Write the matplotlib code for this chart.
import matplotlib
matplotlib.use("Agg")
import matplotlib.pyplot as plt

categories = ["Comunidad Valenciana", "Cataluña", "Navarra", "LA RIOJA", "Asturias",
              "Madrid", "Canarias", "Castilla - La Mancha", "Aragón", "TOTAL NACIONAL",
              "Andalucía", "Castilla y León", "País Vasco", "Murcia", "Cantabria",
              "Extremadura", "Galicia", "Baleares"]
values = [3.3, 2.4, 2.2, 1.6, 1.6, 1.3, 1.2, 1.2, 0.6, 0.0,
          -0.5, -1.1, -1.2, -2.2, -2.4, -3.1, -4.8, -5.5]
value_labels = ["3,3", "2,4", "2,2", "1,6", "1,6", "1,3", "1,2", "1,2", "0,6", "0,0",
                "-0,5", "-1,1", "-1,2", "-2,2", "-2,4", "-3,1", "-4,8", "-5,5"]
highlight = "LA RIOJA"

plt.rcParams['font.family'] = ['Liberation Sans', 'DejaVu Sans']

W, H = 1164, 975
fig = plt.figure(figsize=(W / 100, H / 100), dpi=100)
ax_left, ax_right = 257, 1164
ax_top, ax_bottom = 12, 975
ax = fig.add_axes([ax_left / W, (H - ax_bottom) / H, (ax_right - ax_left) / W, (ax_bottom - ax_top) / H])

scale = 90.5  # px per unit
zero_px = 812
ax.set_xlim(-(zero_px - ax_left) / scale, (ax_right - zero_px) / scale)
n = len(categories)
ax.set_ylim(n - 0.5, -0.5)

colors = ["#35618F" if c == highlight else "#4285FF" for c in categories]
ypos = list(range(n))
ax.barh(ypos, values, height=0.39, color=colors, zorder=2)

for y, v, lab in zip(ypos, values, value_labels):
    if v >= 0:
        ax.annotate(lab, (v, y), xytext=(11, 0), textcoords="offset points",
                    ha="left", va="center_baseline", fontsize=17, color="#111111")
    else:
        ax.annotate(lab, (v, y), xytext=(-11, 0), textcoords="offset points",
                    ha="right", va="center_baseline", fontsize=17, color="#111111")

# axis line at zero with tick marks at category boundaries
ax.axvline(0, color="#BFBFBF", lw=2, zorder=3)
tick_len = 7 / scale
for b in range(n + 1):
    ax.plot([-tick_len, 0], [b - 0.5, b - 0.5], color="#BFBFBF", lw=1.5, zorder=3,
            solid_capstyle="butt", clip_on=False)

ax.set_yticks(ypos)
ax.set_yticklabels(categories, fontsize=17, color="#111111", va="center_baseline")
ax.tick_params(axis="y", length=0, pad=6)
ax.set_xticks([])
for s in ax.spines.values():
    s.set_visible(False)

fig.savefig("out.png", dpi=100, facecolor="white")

▶ AIM OF THE EXERCISE:
Print the listing above in full, exactly as it is.

▶ FINAL RESULT:
Write the matplotlib code for this chart.
import matplotlib
matplotlib.use("Agg")
import matplotlib.pyplot as plt

categories = ["Comunidad Valenciana", "Cataluña", "Navarra", "LA RIOJA", "Asturias",
              "Madrid", "Canarias", "Castilla - La Mancha", "Aragón", "TOTAL NACIONAL",
              "Andalucía", "Castilla y León", "País Vasco", "Murcia", "Cantabria",
              "Extremadura", "Galicia", "Baleares"]
values = [3.3, 2.4, 2.2, 1.6, 1.6, 1.3, 1.2, 1.2, 0.6, 0.0,
          -0.5, -1.1, -1.2, -2.2, -2.4, -3.1, -4.8, -5.5]
value_labels = ["3,3", "2,4", "2,2", "1,6", "1,6", "1,3", "1,2", "1,2", "0,6", "0,0",
                "-0,5", "-1,1", "-1,2", "-2,2", "-2,4", "-3,1", "-4,8", "-5,5"]
highlight = "LA RIOJA"

plt.rcParams['font.family'] = ['Liberation Sans', 'DejaVu Sans']

W, H = 1164, 975
fig = plt.figure(figsize=(W / 100, H / 100), dpi=100)
ax_left, ax_right = 257, 1164
ax_top, ax_bottom = 12, 975
ax = fig.add_axes([ax_left / W, (H - ax_bottom) / H, (ax_right - ax_left) / W, (ax_bottom - ax_top) / H])

scale = 90.5  # px per unit
zero_px = 812
ax.set_xlim(-(zero_px - ax_left) / scale, (ax_right - zero_px) / scale)
n = len(categories)
ax.set_ylim(n - 0.5, -0.5)

colors = ["#35618F" if c == highlight else "#4285FF" for c in categories]
ypos = list(range(n))
ax.barh(ypos, values, height=0.39, color=colors, zorder=2)

for y, v, lab in zip(ypos, values, value_labels):
    if v >= 0:
        ax.annotate(lab, (v, y), xytext=(11, 0), textcoords="offset points",
                    ha="left", va="center_baseline", fontsize=17, color="#111111")
    else:
        ax.annotate(lab, (v, y), xytext=(-11, 0), textcoords="offset points",
                    ha="right", va="center_baseline", fontsize=17, color="#111111")

# axis line at zero with tick marks at category boundaries
ax.axvline(0, color="#BFBFBF", lw=2, zorder=3)
tick_len = 7 / scale
for b in range(n + 1):
    ax.plot([-tick_len, 0], [b - 0.5, b - 0.5], color="#BFBFBF", lw=1.5, zorder=3,
            solid_capstyle="butt", clip_on=False)

ax.set_yticks(ypos)
ax.set_yticklabels(categories, fontsize=17, color="#111111", va="center_baseline")
ax.tick_params(axis="y", length=0, pad=6)
ax.set_xticks([])
for s in ax.spines.values():
    s.set_visible(False)

fig.savefig("out.png", dpi=100, facecolor="white")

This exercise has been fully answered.